Entries with chart source code »

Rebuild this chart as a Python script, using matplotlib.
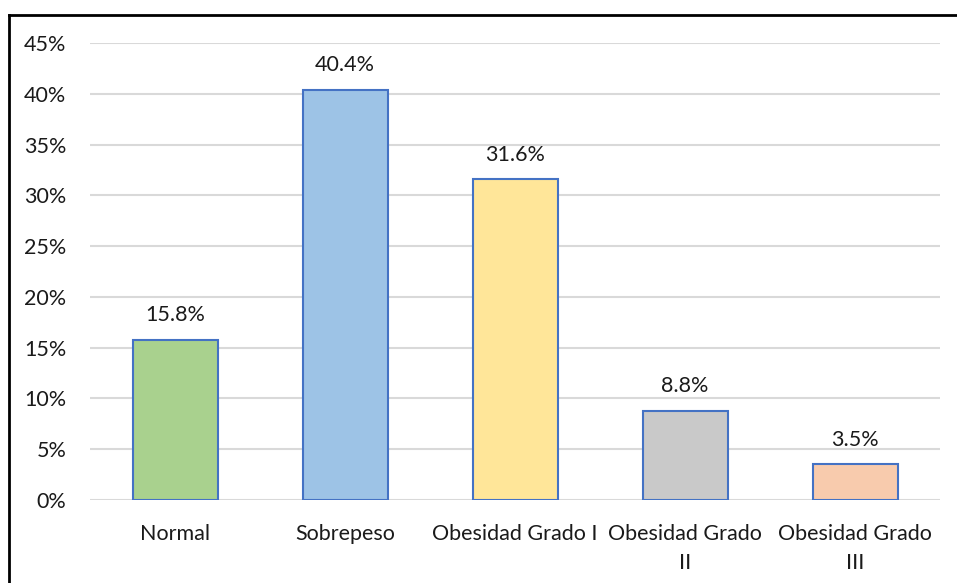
import matplotlib
matplotlib.use("Agg")
import matplotlib.pyplot as plt
from matplotlib.lines import Line2D
from matplotlib.ticker import FuncFormatter, MultipleLocator

categories = ["Normal", "Sobrepeso", "Obesidad Grado I", "Obesidad Grado\nII", "Obesidad Grado\nIII"]
values = [15.8, 40.4, 31.6, 8.8, 3.5]
bar_colors = ["#A9D18E", "#9DC3E6", "#FFE699", "#C9C9C9", "#F8CBAD"]

plt.rcParams["font.family"] = ["Lato", "DejaVu Sans"]
FS = 15.5
TXT = "#1a1a1a"

W, H = 957, 583
fig = plt.figure(figsize=(W / 100, H / 100), dpi=100)
ax = fig.add_axes([90 / W, (H - 500) / H, (940 - 90) / W, (500 - 43) / H])

x = range(len(categories))
ax.bar(x, values, width=0.5, color=bar_colors, edgecolor="#4472C4", linewidth=1.5, zorder=3)
for xi, v in zip(x, values):
    ax.annotate(f"{v:.1f}%", (xi, v), xytext=(0, 10.5), textcoords="offset points",
                ha="center", va="bottom", fontsize=FS, color=TXT)

ax.set_xlim(-0.5, len(categories) - 0.5)
ax.set_ylim(0, 45)
ax.yaxis.set_major_locator(MultipleLocator(5))
ax.yaxis.set_major_formatter(FuncFormatter(lambda v, _: f"{v:.0f}%"))
ax.grid(axis="y", color="#D9D9D9", linewidth=1.5, zorder=0)
ax.set_xticks(list(x))
ax.set_xticklabels(categories, fontsize=FS, color=TXT, linespacing=1.6)
ax.tick_params(axis="y", labelsize=FS, labelcolor=TXT, length=0, pad=17)
ax.tick_params(axis="x", length=0, pad=17)
for s in ax.spines.values():
    s.set_visible(False)

# outer chart frame
fig.add_artist(Line2D([9 / W, 1], [1 - 15 / H, 1 - 15 / H], color="black", linewidth=2))
fig.add_artist(Line2D([9 / W, 9 / W], [0, 1 - 15 / H], color="black", linewidth=2))

fig.savefig("out.png", dpi=100)
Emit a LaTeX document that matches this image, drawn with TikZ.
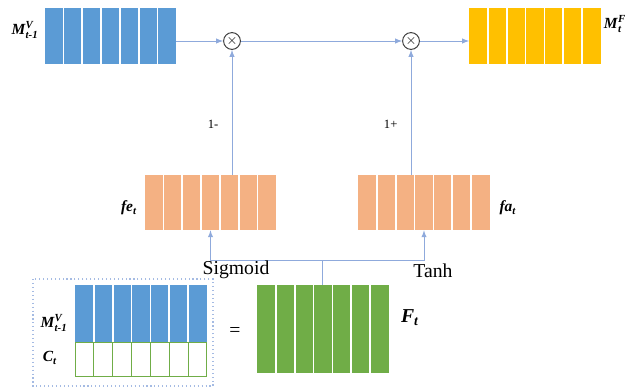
\documentclass[tikz,border=0pt]{standalone}
\usepackage{fontspec}
\setmainfont{Liberation Serif}
\usepackage{amsmath}
\usetikzlibrary{calc}

\definecolor{barblue}{HTML}{5B9BD5}
\definecolor{baryellow}{HTML}{FFC000}
\definecolor{barorange}{HTML}{F4B183}
\definecolor{bargreen}{HTML}{70AD47}
\definecolor{linkblue}{HTML}{8FAADC}
\definecolor{tipblue}{HTML}{4472C4}

\newcommand{\bi}[1]{\textbf{\textit{#1}}}
\newcommand{\cells}[2]{%
  \foreach \i in {1,...,6}
    \draw[#2, line width=1.2pt] ($(#1.north west)!\i/7!(#1.north east)$) -- ($(#1.south west)!\i/7!(#1.south east)$);}

\tikzset{
  bar/.style={rectangle, inner sep=0pt, minimum width=3.28cm, minimum height=1.4cm},
  link/.style={linkblue, line width=0.7pt},
  mult/.style={circle, draw=black!75, line width=0.7pt, fill=white, inner sep=0pt, minimum size=0.42cm},
  lbl/.style={font=\fontsize{11}{13}\selectfont, inner sep=1pt}
}

\begin{document}
\begin{tikzpicture}[x=0.025cm, y=-0.025cm, >={latex}]
  \useasboundingbox (0,0) rectangle (630,388);

  \node[bar, fill=barblue] (mprev) at (110.5,36) {};
  \node[bar, fill=baryellow] (mnext) at (535,36) {};
  \node[bar, fill=barorange, minimum height=1.375cm] (fe) at (210.5,202.5) {};
  \node[bar, fill=barorange, minimum height=1.375cm] (fa) at (424,202.5) {};
  \node[bar, fill=barblue, minimum height=1.43cm] (mlow) at (141,313.5) {};
  \node[bar, draw=bargreen, line width=1pt, fill=white, minimum height=0.85cm] (ct) at (141,359.5) {};
  \node[bar, fill=bargreen, minimum height=2.2cm] (ft) at (323,329) {};
  \cells{mprev}{white}
  \cells{mnext}{white}
  \cells{fe}{white}
  \cells{fa}{white}
  \cells{mlow}{white}
  \cells{ct}{bargreen}
  \cells{ft}{white}

  \draw[linkblue!80, line width=0.8pt, dotted] (33,279) rectangle (213,386);

  \node[mult] (c1) at (232,41) {$\times$};
  \node[mult] (c2) at (411,41) {$\times$};

  \coordinate (split) at (322,260);

  \draw[link, ->] (mprev.east |- c1) -- (c1);
  \draw[link, ->] (c1) -- (c2);
  \draw[link, ->] (c2) -- (mnext.west |- c2);
  \draw[link, ->] (c1 |- fe.north) -- node[pos=0.4, left=6pt, black, font=\small]{1-} (c1);
  \draw[link, ->] (c2 |- fa.north) -- node[pos=0.4, left=6pt, black, font=\small]{1+} (c2);
  \draw[link] (ft.north -| split) -- (split);
  \draw[link, ->] (split) -| (fe.south);
  \draw[link, ->] (split) -| (fa.south);

  \node[font=\fontsize{14}{16}\selectfont] (sig) at (236,270) {Sigmoid};
  \node[font=\fontsize{14}{16}\selectfont] (tanh) at (433,271) {Tanh};
  \node[font=\fontsize{14}{16}\selectfont] (eq) at (235,332) {=};

  \node[lbl] (lmprev) at (25,30) {\bi{M}$^{\bi{V}}_{\bi{t-1}}$};
  \node[lbl] (lmnext) at (615,24) {\bi{M}$^{\bi{F}}_{\bi{t}}$};
  \node[lbl] (lfe) at (129,208) {\bi{fe}$_{\bi{t}}$};
  \node[lbl] (lfa) at (508,208) {\bi{fa}$_{\bi{t}}$};
  \node[lbl] (lmlow) at (54,323) {\bi{M}$^{\bi{V}}_{\bi{t-1}}$};
  \node[lbl] (lct) at (50,358) {\bi{C}$_{\bi{t}}$};
  \node[font=\fontsize{14}{16}\selectfont] (lft) at (410,318) {\bi{F}$_{\bi{t}}$};
\end{tikzpicture}
\end{document}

The problem »
Write out every line above exactly as it is, leaving out the pictures.

Correct result »
Rebuild this chart as a Python script, using matplotlib.
import matplotlib
matplotlib.use("Agg")
import matplotlib.pyplot as plt
from matplotlib.lines import Line2D
from matplotlib.ticker import FuncFormatter, MultipleLocator

categories = ["Normal", "Sobrepeso", "Obesidad Grado I", "Obesidad Grado\nII", "Obesidad Grado\nIII"]
values = [15.8, 40.4, 31.6, 8.8, 3.5]
bar_colors = ["#A9D18E", "#9DC3E6", "#FFE699", "#C9C9C9", "#F8CBAD"]

plt.rcParams["font.family"] = ["Lato", "DejaVu Sans"]
FS = 15.5
TXT = "#1a1a1a"

W, H = 957, 583
fig = plt.figure(figsize=(W / 100, H / 100), dpi=100)
ax = fig.add_axes([90 / W, (H - 500) / H, (940 - 90) / W, (500 - 43) / H])

x = range(len(categories))
ax.bar(x, values, width=0.5, color=bar_colors, edgecolor="#4472C4", linewidth=1.5, zorder=3)
for xi, v in zip(x, values):
    ax.annotate(f"{v:.1f}%", (xi, v), xytext=(0, 10.5), textcoords="offset points",
                ha="center", va="bottom", fontsize=FS, color=TXT)

ax.set_xlim(-0.5, len(categories) - 0.5)
ax.set_ylim(0, 45)
ax.yaxis.set_major_locator(MultipleLocator(5))
ax.yaxis.set_major_formatter(FuncFormatter(lambda v, _: f"{v:.0f}%"))
ax.grid(axis="y", color="#D9D9D9", linewidth=1.5, zorder=0)
ax.set_xticks(list(x))
ax.set_xticklabels(categories, fontsize=FS, color=TXT, linespacing=1.6)
ax.tick_params(axis="y", labelsize=FS, labelcolor=TXT, length=0, pad=17)
ax.tick_params(axis="x", length=0, pad=17)
for s in ax.spines.values():
    s.set_visible(False)

# outer chart frame
fig.add_artist(Line2D([9 / W, 1], [1 - 15 / H, 1 - 15 / H], color="black", linewidth=2))
fig.add_artist(Line2D([9 / W, 9 / W], [0, 1 - 15 / H], color="black", linewidth=2))

fig.savefig("out.png", dpi=100)
Emit a LaTeX document that matches this image, drawn with TikZ.
\documentclass[tikz,border=0pt]{standalone}
\usepackage{fontspec}
\setmainfont{Liberation Serif}
\usepackage{amsmath}
\usetikzlibrary{calc}

\definecolor{barblue}{HTML}{5B9BD5}
\definecolor{baryellow}{HTML}{FFC000}
\definecolor{barorange}{HTML}{F4B183}
\definecolor{bargreen}{HTML}{70AD47}
\definecolor{linkblue}{HTML}{8FAADC}
\definecolor{tipblue}{HTML}{4472C4}

\newcommand{\bi}[1]{\textbf{\textit{#1}}}
\newcommand{\cells}[2]{%
  \foreach \i in {1,...,6}
    \draw[#2, line width=1.2pt] ($(#1.north west)!\i/7!(#1.north east)$) -- ($(#1.south west)!\i/7!(#1.south east)$);}

\tikzset{
  bar/.style={rectangle, inner sep=0pt, minimum width=3.28cm, minimum height=1.4cm},
  link/.style={linkblue, line width=0.7pt},
  mult/.style={circle, draw=black!75, line width=0.7pt, fill=white, inner sep=0pt, minimum size=0.42cm},
  lbl/.style={font=\fontsize{11}{13}\selectfont, inner sep=1pt}
}

\begin{document}
\begin{tikzpicture}[x=0.025cm, y=-0.025cm, >={latex}]
  \useasboundingbox (0,0) rectangle (630,388);

  \node[bar, fill=barblue] (mprev) at (110.5,36) {};
  \node[bar, fill=baryellow] (mnext) at (535,36) {};
  \node[bar, fill=barorange, minimum height=1.375cm] (fe) at (210.5,202.5) {};
  \node[bar, fill=barorange, minimum height=1.375cm] (fa) at (424,202.5) {};
  \node[bar, fill=barblue, minimum height=1.43cm] (mlow) at (141,313.5) {};
  \node[bar, draw=bargreen, line width=1pt, fill=white, minimum height=0.85cm] (ct) at (141,359.5) {};
  \node[bar, fill=bargreen, minimum height=2.2cm] (ft) at (323,329) {};
  \cells{mprev}{white}
  \cells{mnext}{white}
  \cells{fe}{white}
  \cells{fa}{white}
  \cells{mlow}{white}
  \cells{ct}{bargreen}
  \cells{ft}{white}

  \draw[linkblue!80, line width=0.8pt, dotted] (33,279) rectangle (213,386);

  \node[mult] (c1) at (232,41) {$\times$};
  \node[mult] (c2) at (411,41) {$\times$};

  \coordinate (split) at (322,260);

  \draw[link, ->] (mprev.east |- c1) -- (c1);
  \draw[link, ->] (c1) -- (c2);
  \draw[link, ->] (c2) -- (mnext.west |- c2);
  \draw[link, ->] (c1 |- fe.north) -- node[pos=0.4, left=6pt, black, font=\small]{1-} (c1);
  \draw[link, ->] (c2 |- fa.north) -- node[pos=0.4, left=6pt, black, font=\small]{1+} (c2);
  \draw[link] (ft.north -| split) -- (split);
  \draw[link, ->] (split) -| (fe.south);
  \draw[link, ->] (split) -| (fa.south);

  \node[font=\fontsize{14}{16}\selectfont] (sig) at (236,270) {Sigmoid};
  \node[font=\fontsize{14}{16}\selectfont] (tanh) at (433,271) {Tanh};
  \node[font=\fontsize{14}{16}\selectfont] (eq) at (235,332) {=};

  \node[lbl] (lmprev) at (25,30) {\bi{M}$^{\bi{V}}_{\bi{t-1}}$};
  \node[lbl] (lmnext) at (615,24) {\bi{M}$^{\bi{F}}_{\bi{t}}$};
  \node[lbl] (lfe) at (129,208) {\bi{fe}$_{\bi{t}}$};
  \node[lbl] (lfa) at (508,208) {\bi{fa}$_{\bi{t}}$};
  \node[lbl] (lmlow) at (54,323) {\bi{M}$^{\bi{V}}_{\bi{t-1}}$};
  \node[lbl] (lct) at (50,358) {\bi{C}$_{\bi{t}}$};
  \node[font=\fontsize{14}{16}\selectfont] (lft) at (410,318) {\bi{F}$_{\bi{t}}$};
\end{tikzpicture}
\end{document}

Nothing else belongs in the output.